## Short exercise
Please write out the lines of the data exactly, beginning with the first and ending with the line containing "from bokeh.resources import INLINE"; leave the pictures behind.

## Source excerpt

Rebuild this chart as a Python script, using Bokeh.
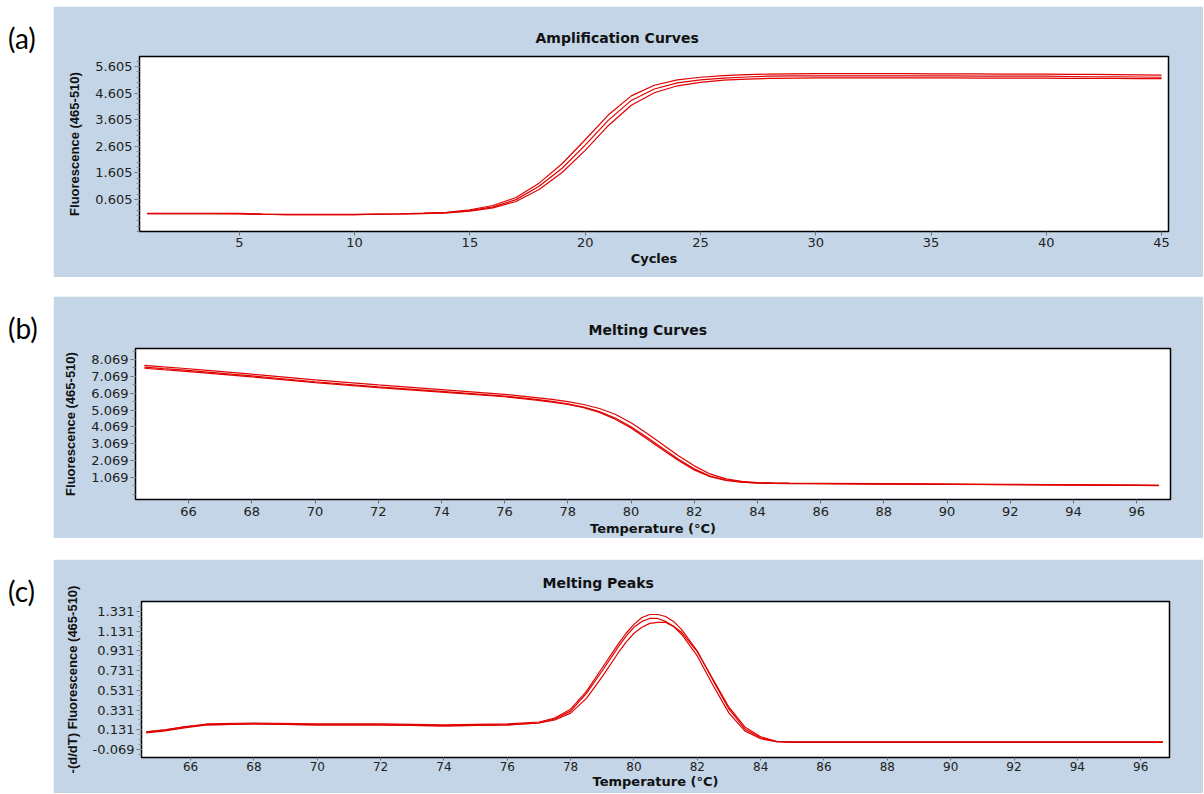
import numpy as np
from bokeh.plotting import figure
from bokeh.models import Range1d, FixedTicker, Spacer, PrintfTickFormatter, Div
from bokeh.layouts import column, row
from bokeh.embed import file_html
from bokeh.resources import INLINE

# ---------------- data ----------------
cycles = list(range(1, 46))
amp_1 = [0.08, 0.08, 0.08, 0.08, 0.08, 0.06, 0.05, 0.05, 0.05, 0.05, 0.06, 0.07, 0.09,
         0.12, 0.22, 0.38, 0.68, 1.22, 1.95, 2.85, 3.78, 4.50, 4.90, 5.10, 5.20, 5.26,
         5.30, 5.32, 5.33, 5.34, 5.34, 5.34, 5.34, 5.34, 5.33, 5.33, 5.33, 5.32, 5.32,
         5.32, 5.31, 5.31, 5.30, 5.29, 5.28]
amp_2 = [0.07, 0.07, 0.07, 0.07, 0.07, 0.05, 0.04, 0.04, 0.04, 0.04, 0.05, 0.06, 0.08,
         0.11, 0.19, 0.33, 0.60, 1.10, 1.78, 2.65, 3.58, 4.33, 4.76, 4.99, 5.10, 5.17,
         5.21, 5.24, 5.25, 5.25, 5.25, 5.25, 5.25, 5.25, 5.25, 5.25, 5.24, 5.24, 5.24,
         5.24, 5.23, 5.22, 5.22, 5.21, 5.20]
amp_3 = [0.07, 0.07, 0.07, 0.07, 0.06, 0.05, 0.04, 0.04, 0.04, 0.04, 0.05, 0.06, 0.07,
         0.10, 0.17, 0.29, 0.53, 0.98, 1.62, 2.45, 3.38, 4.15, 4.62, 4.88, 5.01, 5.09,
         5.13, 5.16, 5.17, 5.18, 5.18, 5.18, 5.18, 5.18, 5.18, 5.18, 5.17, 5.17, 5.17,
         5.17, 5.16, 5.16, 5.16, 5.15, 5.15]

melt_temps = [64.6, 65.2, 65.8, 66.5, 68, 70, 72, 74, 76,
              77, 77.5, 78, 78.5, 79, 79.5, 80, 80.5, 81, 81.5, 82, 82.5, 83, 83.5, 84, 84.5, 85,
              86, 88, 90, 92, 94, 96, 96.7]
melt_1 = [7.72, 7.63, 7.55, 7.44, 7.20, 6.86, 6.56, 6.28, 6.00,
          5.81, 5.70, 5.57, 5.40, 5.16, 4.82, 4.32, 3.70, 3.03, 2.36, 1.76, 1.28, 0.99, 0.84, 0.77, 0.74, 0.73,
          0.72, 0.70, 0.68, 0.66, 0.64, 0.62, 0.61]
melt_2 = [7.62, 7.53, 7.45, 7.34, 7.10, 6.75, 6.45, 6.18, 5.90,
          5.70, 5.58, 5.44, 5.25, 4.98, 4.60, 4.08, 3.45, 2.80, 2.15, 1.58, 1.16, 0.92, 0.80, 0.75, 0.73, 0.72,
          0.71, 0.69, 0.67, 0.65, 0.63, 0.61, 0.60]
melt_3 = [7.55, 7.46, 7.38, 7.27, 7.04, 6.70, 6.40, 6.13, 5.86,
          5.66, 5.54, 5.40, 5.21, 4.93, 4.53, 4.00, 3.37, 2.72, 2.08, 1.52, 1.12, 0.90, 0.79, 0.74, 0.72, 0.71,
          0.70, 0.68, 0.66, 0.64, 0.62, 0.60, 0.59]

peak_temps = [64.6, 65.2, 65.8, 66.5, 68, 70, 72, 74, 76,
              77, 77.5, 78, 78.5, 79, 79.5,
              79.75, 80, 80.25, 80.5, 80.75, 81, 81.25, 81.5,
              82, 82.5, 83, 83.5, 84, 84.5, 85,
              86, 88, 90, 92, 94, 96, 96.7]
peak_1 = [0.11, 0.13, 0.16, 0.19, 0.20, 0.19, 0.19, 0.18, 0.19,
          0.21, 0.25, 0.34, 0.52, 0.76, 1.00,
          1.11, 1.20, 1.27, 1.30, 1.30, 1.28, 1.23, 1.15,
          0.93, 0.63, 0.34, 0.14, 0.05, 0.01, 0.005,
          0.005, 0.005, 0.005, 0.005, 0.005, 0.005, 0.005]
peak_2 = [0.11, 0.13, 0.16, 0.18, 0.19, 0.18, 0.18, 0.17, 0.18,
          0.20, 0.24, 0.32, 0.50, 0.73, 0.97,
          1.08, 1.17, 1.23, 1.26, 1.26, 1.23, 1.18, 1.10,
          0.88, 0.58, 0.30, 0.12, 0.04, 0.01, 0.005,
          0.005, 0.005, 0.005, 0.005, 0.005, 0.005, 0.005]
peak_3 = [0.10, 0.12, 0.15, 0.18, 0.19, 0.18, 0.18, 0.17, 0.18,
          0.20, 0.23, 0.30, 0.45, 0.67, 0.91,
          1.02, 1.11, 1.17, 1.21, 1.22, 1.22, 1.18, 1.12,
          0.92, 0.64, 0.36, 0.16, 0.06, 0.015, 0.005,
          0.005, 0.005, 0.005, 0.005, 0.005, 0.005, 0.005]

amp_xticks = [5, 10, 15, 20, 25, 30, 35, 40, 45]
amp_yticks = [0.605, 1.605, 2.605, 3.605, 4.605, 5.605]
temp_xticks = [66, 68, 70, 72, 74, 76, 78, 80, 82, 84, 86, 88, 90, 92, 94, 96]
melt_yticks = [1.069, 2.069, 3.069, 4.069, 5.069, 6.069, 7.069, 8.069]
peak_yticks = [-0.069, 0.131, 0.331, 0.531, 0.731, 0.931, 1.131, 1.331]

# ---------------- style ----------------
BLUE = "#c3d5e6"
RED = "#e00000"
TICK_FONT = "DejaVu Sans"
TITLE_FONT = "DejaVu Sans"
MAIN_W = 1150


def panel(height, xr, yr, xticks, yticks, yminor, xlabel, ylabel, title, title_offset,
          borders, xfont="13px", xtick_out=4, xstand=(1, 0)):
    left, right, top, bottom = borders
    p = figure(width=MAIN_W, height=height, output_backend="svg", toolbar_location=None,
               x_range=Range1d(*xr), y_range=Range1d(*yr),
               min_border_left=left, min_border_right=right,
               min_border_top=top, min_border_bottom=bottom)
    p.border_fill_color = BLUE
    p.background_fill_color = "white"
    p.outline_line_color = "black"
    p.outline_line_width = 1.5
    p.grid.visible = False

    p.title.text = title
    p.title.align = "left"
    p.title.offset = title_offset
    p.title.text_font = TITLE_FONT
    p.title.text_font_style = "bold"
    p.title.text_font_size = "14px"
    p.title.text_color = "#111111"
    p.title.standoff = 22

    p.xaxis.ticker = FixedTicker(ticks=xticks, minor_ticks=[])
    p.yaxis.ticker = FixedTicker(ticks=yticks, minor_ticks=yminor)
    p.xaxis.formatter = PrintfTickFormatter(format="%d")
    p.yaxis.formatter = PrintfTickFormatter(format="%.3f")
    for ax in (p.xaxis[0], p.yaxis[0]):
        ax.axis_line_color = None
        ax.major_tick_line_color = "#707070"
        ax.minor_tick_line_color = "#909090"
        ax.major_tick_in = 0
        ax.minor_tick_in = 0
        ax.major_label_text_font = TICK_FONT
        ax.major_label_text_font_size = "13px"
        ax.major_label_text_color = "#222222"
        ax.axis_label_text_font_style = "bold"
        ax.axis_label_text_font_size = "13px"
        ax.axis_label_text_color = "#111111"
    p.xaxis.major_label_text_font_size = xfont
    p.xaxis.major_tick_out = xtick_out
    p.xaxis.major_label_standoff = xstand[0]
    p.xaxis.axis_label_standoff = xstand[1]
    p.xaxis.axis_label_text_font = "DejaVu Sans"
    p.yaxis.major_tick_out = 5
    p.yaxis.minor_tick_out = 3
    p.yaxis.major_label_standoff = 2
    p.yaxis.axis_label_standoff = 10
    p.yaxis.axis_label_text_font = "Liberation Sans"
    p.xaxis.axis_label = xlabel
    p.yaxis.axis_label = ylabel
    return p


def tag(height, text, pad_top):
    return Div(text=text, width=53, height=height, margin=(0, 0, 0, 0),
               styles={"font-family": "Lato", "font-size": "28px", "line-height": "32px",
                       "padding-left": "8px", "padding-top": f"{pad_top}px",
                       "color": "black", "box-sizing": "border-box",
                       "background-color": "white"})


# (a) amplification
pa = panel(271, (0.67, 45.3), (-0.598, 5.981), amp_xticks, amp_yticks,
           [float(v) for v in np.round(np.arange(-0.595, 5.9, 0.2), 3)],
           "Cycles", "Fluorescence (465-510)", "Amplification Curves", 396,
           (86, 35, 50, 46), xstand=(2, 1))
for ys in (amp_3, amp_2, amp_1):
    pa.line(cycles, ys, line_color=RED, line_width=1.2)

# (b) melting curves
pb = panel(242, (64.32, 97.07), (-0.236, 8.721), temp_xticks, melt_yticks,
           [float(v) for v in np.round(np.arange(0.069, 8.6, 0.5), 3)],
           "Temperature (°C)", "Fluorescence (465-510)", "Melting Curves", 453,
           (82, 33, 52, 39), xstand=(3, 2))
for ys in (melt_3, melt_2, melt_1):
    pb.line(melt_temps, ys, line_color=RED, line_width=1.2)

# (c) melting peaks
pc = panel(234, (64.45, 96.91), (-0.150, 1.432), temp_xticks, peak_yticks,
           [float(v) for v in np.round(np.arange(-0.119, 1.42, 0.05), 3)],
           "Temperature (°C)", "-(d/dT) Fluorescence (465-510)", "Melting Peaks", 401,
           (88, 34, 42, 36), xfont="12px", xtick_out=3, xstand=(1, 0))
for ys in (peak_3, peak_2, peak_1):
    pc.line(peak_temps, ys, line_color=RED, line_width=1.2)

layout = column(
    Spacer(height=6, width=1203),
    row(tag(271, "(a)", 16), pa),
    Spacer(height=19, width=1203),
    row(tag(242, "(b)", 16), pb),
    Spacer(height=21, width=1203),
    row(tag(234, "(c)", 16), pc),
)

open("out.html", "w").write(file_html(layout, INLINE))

## Expected output
Rebuild this chart as a Python script, using Bokeh.
import numpy as np
from bokeh.plotting import figure
from bokeh.models import Range1d, FixedTicker, Spacer, PrintfTickFormatter, Div
from bokeh.layouts import column, row
from bokeh.embed import file_html
from bokeh.resources import INLINE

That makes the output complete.